Records supplied »

* BEGIN *

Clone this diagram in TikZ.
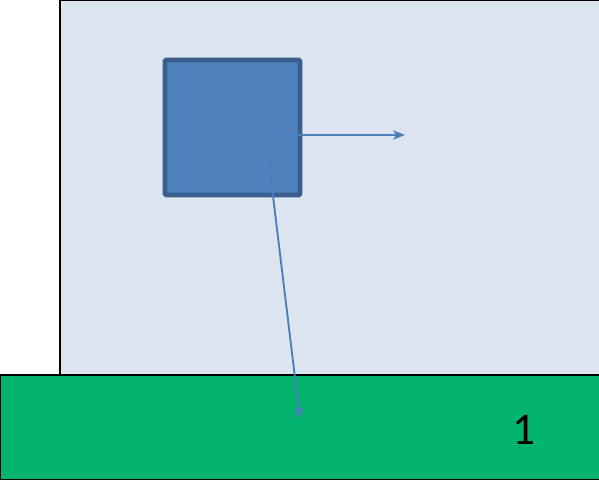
\documentclass[tikz,border=0pt]{standalone}
\usepackage{fontspec}
\setmainfont{Carlito}
\usetikzlibrary{arrows.meta}
\definecolor{paneblue}{HTML}{DCE4F0}
\definecolor{groundgreen}{HTML}{03B46F}
\definecolor{boxfill}{HTML}{4F81BD}
\definecolor{boxedge}{HTML}{3A5F8C}
\definecolor{vecblue}{HTML}{4A7EBB}
\begin{document}
\begin{tikzpicture}[>={Stealth[length=9pt,width=7pt,inset=2.5pt]},x=0.75pt,y=-0.75pt]
\useasboundingbox (0,0) rectangle (599,479);
\coordinate (W1) at (60,0);
\coordinate (W2) at (600,375);
\coordinate (G1) at (0,375);
\coordinate (G2) at (600,480);
\coordinate (B1) at (165,60);
\coordinate (B2) at (300,195);
\coordinate (V) at (268,135);
\coordinate (VX) at (405,135);
\coordinate (F) at (269,163);
\coordinate (FY) at (300,419);
\coordinate (L) at (524,430);
\draw[fill=paneblue,line width=1.5pt] (W1) rectangle (W2);
\draw[fill=groundgreen,line width=1.5pt] (G1) rectangle (G2);
\draw[fill=boxfill,draw=boxedge,line width=3.7pt,rounded corners=1pt] (B1) rectangle (B2);
\draw[->,vecblue,line width=1.4pt] (V) -- (VX);
\draw[->,vecblue,line width=1.4pt] (F) -- (FY);
\node (one) at (L) {\fontsize{34}{34}\selectfont 1};
\end{tikzpicture}
\end{document}
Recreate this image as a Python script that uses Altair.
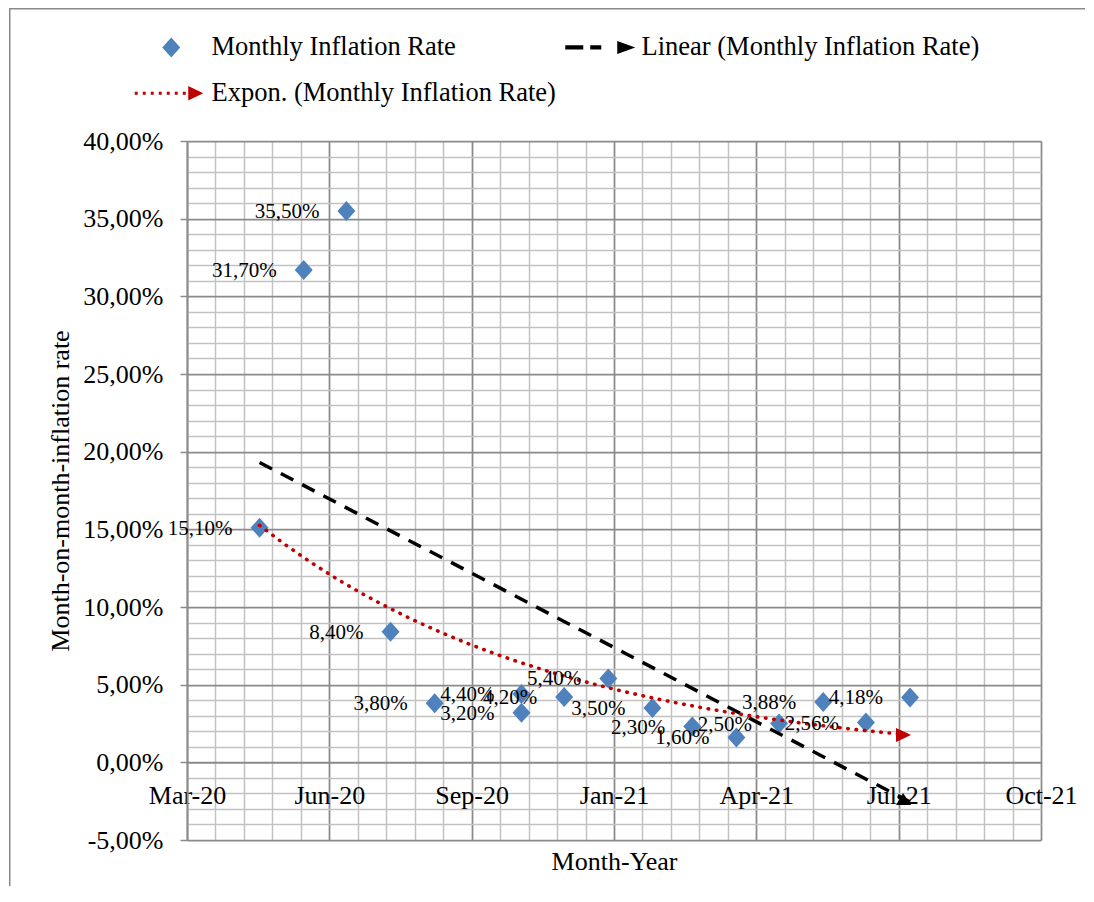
import altair as alt
import pandas as pd

# ---------------- data ----------------
months = ["Apr-20", "May-20", "Jun-20", "Jul-20", "Aug-20", "Sep-20", "Oct-20", "Nov-20",
          "Dec-20", "Jan-21", "Feb-21", "Mar-21", "Apr-21", "May-21", "Jun-21", "Jul-21"]
# x positions as plotted (the Sep-20 value sits on the Oct-20 date in the original)
dates = ["2020-04-30", "2020-05-31", "2020-06-30", "2020-07-31", "2020-08-31", "2020-10-31",
         "2020-10-31", "2020-11-30", "2020-12-31", "2021-01-31", "2021-02-28", "2021-03-31",
         "2021-04-30", "2021-05-31", "2021-06-30", "2021-07-31"]
rates = [15.10, 31.70, 35.50, 8.40, 3.80, 4.40, 3.20, 4.20, 5.40, 3.50, 2.30, 1.60,
         2.50, 3.88, 2.56, 4.18]
# legend order (legend fills column by column)
series_names = ["Monthly Inflation Rate", "Expon. (Monthly Inflation Rate)",
                "Linear (Monthly Inflation Rate)"]
x_start, x_end = "2020-03-10", "2021-10-31"
x_minor_days, x_major_days = 20, 100
y_min, y_max = -0.05, 0.40

# ---------------- style ----------------
FONT = "Liberation Serif"
BLUE, BLACK, RED = "#4f81bd", "#000000", "#c00000"
MAJOR, MINOR = "#8a8a8a", "#c2c2c2"
W, H = 854, 699
DAY = 86400000


def ms(s):
    return int(pd.Timestamp(s).value // 10**6)


x0, x1 = ms(x_start), ms(x_end)
x_vals = list(range(x0, x1 + 1, x_minor_days * DAY))
y_vals = [round(y_min + 0.01 * i, 2) for i in range(int(round((y_max - y_min) / 0.01)) + 1)]

df = pd.DataFrame({"month": months, "date": dates, "rate": rates})
df["t"] = [ms(d) for d in dates]
df["series"] = series_names[0]

x_major_test = f"abs(((datum.value - {x0}) / {DAY}) % {x_major_days}) < 0.5"
y_major_test = "abs(round(datum.value * 100) % 5) == 0"

x_axis = alt.Axis(
    values=x_vals, orient="bottom", offset=-H * (0 - y_min) / (y_max - y_min),
    labelExpr=f"({x_major_test}) ? utcFormat(datum.value, '%b-%y') : ''",
    labelFont=FONT, labelFontSize=26, labelColor="black", labelPadding=20,
    labelOverlap=False, labelFlush=False, labelBound=False,
    ticks=False, tickSize=0, domainColor=MAJOR, domainWidth=1.5,
    grid=True,
    gridColor={"condition": {"test": x_major_test, "value": MAJOR}, "value": MINOR},
    gridWidth={"condition": {"test": x_major_test, "value": 1.75}, "value": 1.5},
    title="Month-Year", titleFont=FONT, titleFontSize=26, titleFontWeight="normal",
    titleColor="black", titleY=107.5, titleBaseline="alphabetic",
)
y_axis = alt.Axis(
    values=y_vals, orient="left",
    labelExpr=(f"({y_major_test}) ? replace(replace(format(datum.value, '.2%'), '.', ','),"
               " '\u2212', '-') : ''"),
    labelFont=FONT, labelFontSize=26, labelColor="black", labelPadding=17,
    labelOverlap=False, labelFlush=False, labelBound=False,
    tickSize=7, tickColor=MAJOR, tickWidth=1.5,
    tickOpacity={"condition": {"test": y_major_test, "value": 1}, "value": 0},
    domainColor=MAJOR, domainWidth=1.75,
    grid=True,
    gridColor={"condition": {"test": y_major_test, "value": MAJOR}, "value": MINOR},
    gridWidth={"condition": {"test": y_major_test, "value": 1.75}, "value": 1.5},
    title="Month-on-month-inflation rate", titleFont=FONT, titleFontSize=26,
    titleFontWeight="normal", titleColor="black", titleAngle=270, titleX=-114,
    titleBaseline="bottom",
)

x_enc = alt.X("t:Q", scale=alt.Scale(domain=[x0, x1], nice=False, zero=False), axis=x_axis)
y_enc = alt.Y("y:Q", scale=alt.Scale(domain=[y_min, y_max], nice=False, zero=False), axis=y_axis)

# legend symbols (unit = 10 px, symbol slot centred at the diamond)
diamond = "M0,-1L0.9,0L0,1L-0.9,0Z"
lin_sym = ("M-3.6,-0.22L-1.8,-0.22L-1.8,0.22L-3.6,0.22Z "
           "M-1.1,-0.22L0.0,-0.22L0.0,0.22L-1.1,0.22Z "
           "M1.6,-0.65L3.4,0L1.6,0.65Z")
dots = " ".join(
    f"M{c - 0.15:.2f},-0.15L{c + 0.15:.2f},-0.15L{c + 0.15:.2f},0.15L{c - 0.15:.2f},0.15Z"
    for c in [-3.5 + 0.8 * i for i in range(7)])
exp_sym = dots + " M1.7,-0.72L3.2,0L1.7,0.72Z"

legend = alt.Legend(
    title=None, orient="none", legendX=-29, legendY=-107, columns=2, padding=0,
    symbolSize=400, symbolStrokeWidth=0, symbolOpacity=1,
    labelFont=FONT, labelFontSize=26.5, labelColor="black", labelOffset=27,
    labelLimit=800, rowPadding=19, columnPadding=9,
)

base = alt.Chart(df).transform_calculate(y="datum.rate / 100")

points = base.mark_point(filled=True, size=400, opacity=1, strokeWidth=0).encode(
    x=x_enc, y=y_enc,
    color=alt.Color("series:N", scale=alt.Scale(domain=series_names, range=[BLUE, RED, BLACK]),
                    legend=legend),
    shape=alt.Shape("series:N", scale=alt.Scale(domain=series_names,
                                                range=[diamond, exp_sym, lin_sym]),
                    legend=legend),
)

lin = base.transform_regression("t", "y", method="linear")
linear_line = lin.mark_line(color=BLACK, strokeWidth=3.5, strokeDash=[14, 10]).encode(
    x=x_enc, y=y_enc)
linear_end = lin.transform_joinaggregate(tmax="max(t)").transform_filter(
    "datum.t == datum.tmax").mark_point(
    shape="M-0.93,-1.2L0.13,0.4L-1.87,0.4Z", size=225, filled=True, color=BLACK,
    opacity=1, strokeWidth=0).encode(x=x_enc, y=y_enc)

ex = (base.transform_calculate(ly="log(datum.rate / 100)")
      .transform_regression("t", "ly", method="poly", order=1)
      .transform_calculate(y="exp(datum.ly)"))
exp_line = ex.mark_line(color=RED, strokeWidth=3.6, strokeDash=[0.5, 7.8],
                        strokeCap="round").encode(x=x_enc, y=y_enc)
exp_end = ex.transform_joinaggregate(tmax="max(t)").transform_filter(
    "datum.t == datum.tmax").mark_point(
    shape="M0.13,0L-1.87,-0.93L-1.87,0.93Z", size=225, filled=True, color=RED,
    opacity=1, strokeWidth=0).encode(x=x_enc, y=y_enc)

labels = base.transform_calculate(
    label="replace(format(datum.rate / 100, '.2%'), '.', ',')"
).mark_text(align="right", baseline="middle", dx=-27, dy=1, font=FONT, fontSize=21,
            color="black").encode(x=x_enc, y=y_enc, text="label:N")

frame_df = pd.DataFrame({"k": [0]})
frame_left = alt.Chart(frame_df).mark_rule(color=MAJOR, strokeWidth=1.5).encode(
    x=alt.value(-177.25), y=alt.value(-132.25), y2=alt.value(745))
frame_top = alt.Chart(frame_df).mark_rule(color=MAJOR, strokeWidth=1.5).encode(
    x=alt.value(-178), x2=alt.value(898), y=alt.value(-132.25))

chart = alt.layer(
    frame_left, frame_top, points, linear_line, exp_line, linear_end, exp_end, labels
).properties(width=W, height=H, padding=0).configure_view(stroke=None)

chart.save("out.html", embed_options={"renderer": "svg", "actions": False})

* END *

Required task » Leaving the pictures out, write out exactly the lines from the line containing "Recreate this image" through the line containing "import pandas as pd", both included.

Answer to the exercise »
Recreate this image as a Python script that uses Altair.
import altair as alt
import pandas as pd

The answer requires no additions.